[Start of Given data]
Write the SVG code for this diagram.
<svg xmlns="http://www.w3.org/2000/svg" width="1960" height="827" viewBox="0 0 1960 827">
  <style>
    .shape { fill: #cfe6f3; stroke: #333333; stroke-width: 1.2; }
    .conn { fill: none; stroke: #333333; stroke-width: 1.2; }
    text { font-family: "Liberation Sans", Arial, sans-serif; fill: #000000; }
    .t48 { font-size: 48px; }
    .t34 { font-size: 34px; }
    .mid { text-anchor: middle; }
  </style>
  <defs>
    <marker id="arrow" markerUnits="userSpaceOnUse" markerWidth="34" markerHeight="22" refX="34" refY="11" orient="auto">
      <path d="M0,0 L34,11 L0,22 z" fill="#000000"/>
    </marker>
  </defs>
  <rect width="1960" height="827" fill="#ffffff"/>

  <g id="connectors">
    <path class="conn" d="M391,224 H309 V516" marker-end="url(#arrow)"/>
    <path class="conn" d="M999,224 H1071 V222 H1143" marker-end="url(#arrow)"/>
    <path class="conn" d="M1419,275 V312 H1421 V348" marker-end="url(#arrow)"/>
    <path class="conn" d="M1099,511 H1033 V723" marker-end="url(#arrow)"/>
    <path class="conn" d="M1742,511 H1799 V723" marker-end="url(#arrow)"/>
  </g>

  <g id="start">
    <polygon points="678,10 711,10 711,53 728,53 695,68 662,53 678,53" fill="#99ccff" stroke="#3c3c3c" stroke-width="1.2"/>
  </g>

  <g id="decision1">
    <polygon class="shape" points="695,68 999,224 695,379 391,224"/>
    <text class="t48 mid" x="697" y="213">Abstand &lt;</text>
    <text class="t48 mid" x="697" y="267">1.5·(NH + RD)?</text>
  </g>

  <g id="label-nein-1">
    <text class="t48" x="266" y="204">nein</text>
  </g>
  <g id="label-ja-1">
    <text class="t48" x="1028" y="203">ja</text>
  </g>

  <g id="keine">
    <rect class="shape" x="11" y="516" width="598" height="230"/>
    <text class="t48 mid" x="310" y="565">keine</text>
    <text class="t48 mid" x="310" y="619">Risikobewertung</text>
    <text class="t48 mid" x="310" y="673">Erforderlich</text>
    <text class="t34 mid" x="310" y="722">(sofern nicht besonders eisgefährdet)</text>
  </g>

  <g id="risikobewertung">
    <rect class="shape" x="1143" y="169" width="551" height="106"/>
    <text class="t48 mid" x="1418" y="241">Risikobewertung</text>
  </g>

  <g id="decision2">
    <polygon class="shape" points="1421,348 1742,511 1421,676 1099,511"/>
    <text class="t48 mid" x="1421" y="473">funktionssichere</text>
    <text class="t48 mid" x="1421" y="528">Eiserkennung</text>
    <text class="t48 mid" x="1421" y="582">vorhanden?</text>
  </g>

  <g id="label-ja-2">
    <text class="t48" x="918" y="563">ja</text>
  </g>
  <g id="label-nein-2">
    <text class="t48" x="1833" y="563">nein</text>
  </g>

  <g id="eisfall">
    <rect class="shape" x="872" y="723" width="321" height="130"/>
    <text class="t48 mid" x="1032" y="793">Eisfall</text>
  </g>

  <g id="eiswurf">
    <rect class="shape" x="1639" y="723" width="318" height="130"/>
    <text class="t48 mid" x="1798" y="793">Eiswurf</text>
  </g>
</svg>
[End of Given data]
- [What you will do]:
Return the whole listing exactly, with every line included.

- [Worked solution]:
Write the SVG code for this diagram.
<svg xmlns="http://www.w3.org/2000/svg" width="1960" height="827" viewBox="0 0 1960 827">
  <style>
    .shape { fill: #cfe6f3; stroke: #333333; stroke-width: 1.2; }
    .conn { fill: none; stroke: #333333; stroke-width: 1.2; }
    text { font-family: "Liberation Sans", Arial, sans-serif; fill: #000000; }
    .t48 { font-size: 48px; }
    .t34 { font-size: 34px; }
    .mid { text-anchor: middle; }
  </style>
  <defs>
    <marker id="arrow" markerUnits="userSpaceOnUse" markerWidth="34" markerHeight="22" refX="34" refY="11" orient="auto">
      <path d="M0,0 L34,11 L0,22 z" fill="#000000"/>
    </marker>
  </defs>
  <rect width="1960" height="827" fill="#ffffff"/>

  <g id="connectors">
    <path class="conn" d="M391,224 H309 V516" marker-end="url(#arrow)"/>
    <path class="conn" d="M999,224 H1071 V222 H1143" marker-end="url(#arrow)"/>
    <path class="conn" d="M1419,275 V312 H1421 V348" marker-end="url(#arrow)"/>
    <path class="conn" d="M1099,511 H1033 V723" marker-end="url(#arrow)"/>
    <path class="conn" d="M1742,511 H1799 V723" marker-end="url(#arrow)"/>
  </g>

  <g id="start">
    <polygon points="678,10 711,10 711,53 728,53 695,68 662,53 678,53" fill="#99ccff" stroke="#3c3c3c" stroke-width="1.2"/>
  </g>

  <g id="decision1">
    <polygon class="shape" points="695,68 999,224 695,379 391,224"/>
    <text class="t48 mid" x="697" y="213">Abstand &lt;</text>
    <text class="t48 mid" x="697" y="267">1.5·(NH + RD)?</text>
  </g>

  <g id="label-nein-1">
    <text class="t48" x="266" y="204">nein</text>
  </g>
  <g id="label-ja-1">
    <text class="t48" x="1028" y="203">ja</text>
  </g>

  <g id="keine">
    <rect class="shape" x="11" y="516" width="598" height="230"/>
    <text class="t48 mid" x="310" y="565">keine</text>
    <text class="t48 mid" x="310" y="619">Risikobewertung</text>
    <text class="t48 mid" x="310" y="673">Erforderlich</text>
    <text class="t34 mid" x="310" y="722">(sofern nicht besonders eisgefährdet)</text>
  </g>

  <g id="risikobewertung">
    <rect class="shape" x="1143" y="169" width="551" height="106"/>
    <text class="t48 mid" x="1418" y="241">Risikobewertung</text>
  </g>

  <g id="decision2">
    <polygon class="shape" points="1421,348 1742,511 1421,676 1099,511"/>
    <text class="t48 mid" x="1421" y="473">funktionssichere</text>
    <text class="t48 mid" x="1421" y="528">Eiserkennung</text>
    <text class="t48 mid" x="1421" y="582">vorhanden?</text>
  </g>

  <g id="label-ja-2">
    <text class="t48" x="918" y="563">ja</text>
  </g>
  <g id="label-nein-2">
    <text class="t48" x="1833" y="563">nein</text>
  </g>

  <g id="eisfall">
    <rect class="shape" x="872" y="723" width="321" height="130"/>
    <text class="t48 mid" x="1032" y="793">Eisfall</text>
  </g>

  <g id="eiswurf">
    <rect class="shape" x="1639" y="723" width="318" height="130"/>
    <text class="t48 mid" x="1798" y="793">Eiswurf</text>
  </g>
</svg>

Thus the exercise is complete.